___ Data section

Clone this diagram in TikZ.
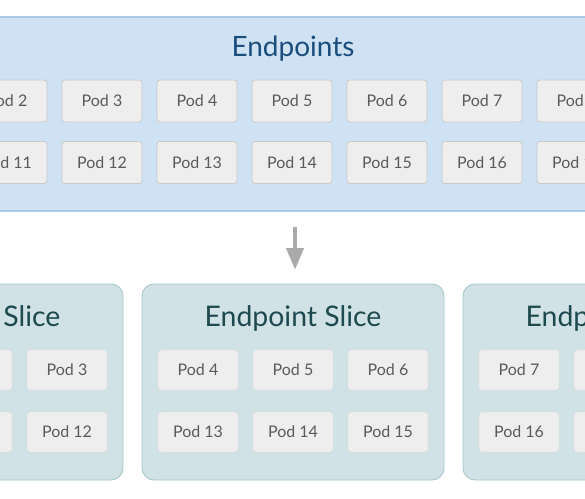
\documentclass[tikz,border=0pt]{standalone}
\usepackage{fontspec}
\setmainfont{Lato}
\usepackage{tikz}
\usetikzlibrary{arrows.meta,positioning,calc}
\definecolor{epfill}{HTML}{CFE2F3}
\definecolor{epborder}{HTML}{A9C8E6}
\definecolor{eptext}{HTML}{1B4D7C}
\definecolor{slfill}{HTML}{D0E2E5}
\definecolor{slborder}{HTML}{A8C8CC}
\definecolor{sltext}{HTML}{1E4A4F}
\definecolor{podfill}{HTML}{EEEEEE}
\definecolor{podborder}{HTML}{C9C9C9}
\definecolor{podtext}{HTML}{5A5A5A}
\definecolor{arrowgrey}{HTML}{AAAAAA}

\begin{document}
\begin{tikzpicture}[x=0.75pt,y=-0.75pt,
  podbox/.style={fill=podfill, rounded corners=2.25pt, minimum width=60pt, inner sep=0pt,
    text=podtext, font=\fontsize{12}{14}\selectfont},
  toppod/.style={podbox, draw=podborder, line width=0.6pt, minimum height=31.5pt},
  slicepod/.style={podbox, draw=podfill!92!black, line width=0.3pt, minimum height=30pt},
  slicebox/.style={fill=slfill, draw=slborder, line width=0.7pt, rounded corners=9pt,
    minimum width=226.5pt, minimum height=147pt, inner sep=0pt},
  slicetitle/.style={text=sltext, font=\fontsize{21.3}{24}\selectfont},
  flowarrow/.style={draw=arrowgrey, line width=2.4pt, -{Triangle[length=16pt,width=13pt]}}]
\def\podgap{95}
\useasboundingbox (0,0) rectangle (585,499);
\clip (0,0) rectangle (585,499);

% all pods
\node[fill=epfill, draw=epborder, line width=0.8pt, minimum width=500pt, minimum height=145.5pt,
  inner sep=0pt] (endpoints) at (292.5,114) {};
\node[text=eptext, font=\fontsize{21}{24}\selectfont] (eptitle) at (293,49) {Endpoints};
\foreach \n in {2,...,8}{
  \pgfmathsetmacro{\px}{102+(\n-3)*\podgap}
  \pgfmathtruncatemacro{\m}{\n+9}
  \node[toppod] (top\n) at (\px,101) {Pod \n};
  \node[toppod] (top\m) at (\px,162.5) {Pod \m};
}

% three slices
\foreach \s/\cx/\first in {1/-28/1, 2/293/4, 3/614/7}{
  \node[slicebox] (slice\s) at (\cx,382) {};
  \node[slicetitle] (slicetitle\s) at (\cx,318) {Endpoint Slice};
  \foreach \k in {0,1,2}{
    \pgfmathsetmacro{\px}{\cx+(\k-1)*\podgap}
    \pgfmathtruncatemacro{\a}{\first+\k}
    \pgfmathtruncatemacro{\b}{\first+\k+9}
    \node[slicepod] (pod\a) at (\px,370) {Pod \a};
    \node[slicepod] (pod\b) at (\px,432) {Pod \b};
  }
}

\draw[flowarrow, shorten <=11.25pt, shorten >=10.5pt]
  ([xshift=1.9pt]endpoints.south) -- ([xshift=1.9pt]endpoints.south |- slice2.north);
\end{tikzpicture}
\end{document}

______

§ **Task prompt**
In this exercise, set down all of the data exactly, without the pictures.

§ **Result below**
Clone this diagram in TikZ.
\documentclass[tikz,border=0pt]{standalone}
\usepackage{fontspec}
\setmainfont{Lato}
\usepackage{tikz}
\usetikzlibrary{arrows.meta,positioning,calc}
\definecolor{epfill}{HTML}{CFE2F3}
\definecolor{epborder}{HTML}{A9C8E6}
\definecolor{eptext}{HTML}{1B4D7C}
\definecolor{slfill}{HTML}{D0E2E5}
\definecolor{slborder}{HTML}{A8C8CC}
\definecolor{sltext}{HTML}{1E4A4F}
\definecolor{podfill}{HTML}{EEEEEE}
\definecolor{podborder}{HTML}{C9C9C9}
\definecolor{podtext}{HTML}{5A5A5A}
\definecolor{arrowgrey}{HTML}{AAAAAA}

\begin{document}
\begin{tikzpicture}[x=0.75pt,y=-0.75pt,
  podbox/.style={fill=podfill, rounded corners=2.25pt, minimum width=60pt, inner sep=0pt,
    text=podtext, font=\fontsize{12}{14}\selectfont},
  toppod/.style={podbox, draw=podborder, line width=0.6pt, minimum height=31.5pt},
  slicepod/.style={podbox, draw=podfill!92!black, line width=0.3pt, minimum height=30pt},
  slicebox/.style={fill=slfill, draw=slborder, line width=0.7pt, rounded corners=9pt,
    minimum width=226.5pt, minimum height=147pt, inner sep=0pt},
  slicetitle/.style={text=sltext, font=\fontsize{21.3}{24}\selectfont},
  flowarrow/.style={draw=arrowgrey, line width=2.4pt, -{Triangle[length=16pt,width=13pt]}}]
\def\podgap{95}
\useasboundingbox (0,0) rectangle (585,499);
\clip (0,0) rectangle (585,499);

% all pods
\node[fill=epfill, draw=epborder, line width=0.8pt, minimum width=500pt, minimum height=145.5pt,
  inner sep=0pt] (endpoints) at (292.5,114) {};
\node[text=eptext, font=\fontsize{21}{24}\selectfont] (eptitle) at (293,49) {Endpoints};
\foreach \n in {2,...,8}{
  \pgfmathsetmacro{\px}{102+(\n-3)*\podgap}
  \pgfmathtruncatemacro{\m}{\n+9}
  \node[toppod] (top\n) at (\px,101) {Pod \n};
  \node[toppod] (top\m) at (\px,162.5) {Pod \m};
}

% three slices
\foreach \s/\cx/\first in {1/-28/1, 2/293/4, 3/614/7}{
  \node[slicebox] (slice\s) at (\cx,382) {};
  \node[slicetitle] (slicetitle\s) at (\cx,318) {Endpoint Slice};
  \foreach \k in {0,1,2}{
    \pgfmathsetmacro{\px}{\cx+(\k-1)*\podgap}
    \pgfmathtruncatemacro{\a}{\first+\k}
    \pgfmathtruncatemacro{\b}{\first+\k+9}
    \node[slicepod] (pod\a) at (\px,370) {Pod \a};
    \node[slicepod] (pod\b) at (\px,432) {Pod \b};
  }
}

\draw[flowarrow, shorten <=11.25pt, shorten >=10.5pt]
  ([xshift=1.9pt]endpoints.south) -- ([xshift=1.9pt]endpoints.south |- slice2.north);
\end{tikzpicture}
\end{document}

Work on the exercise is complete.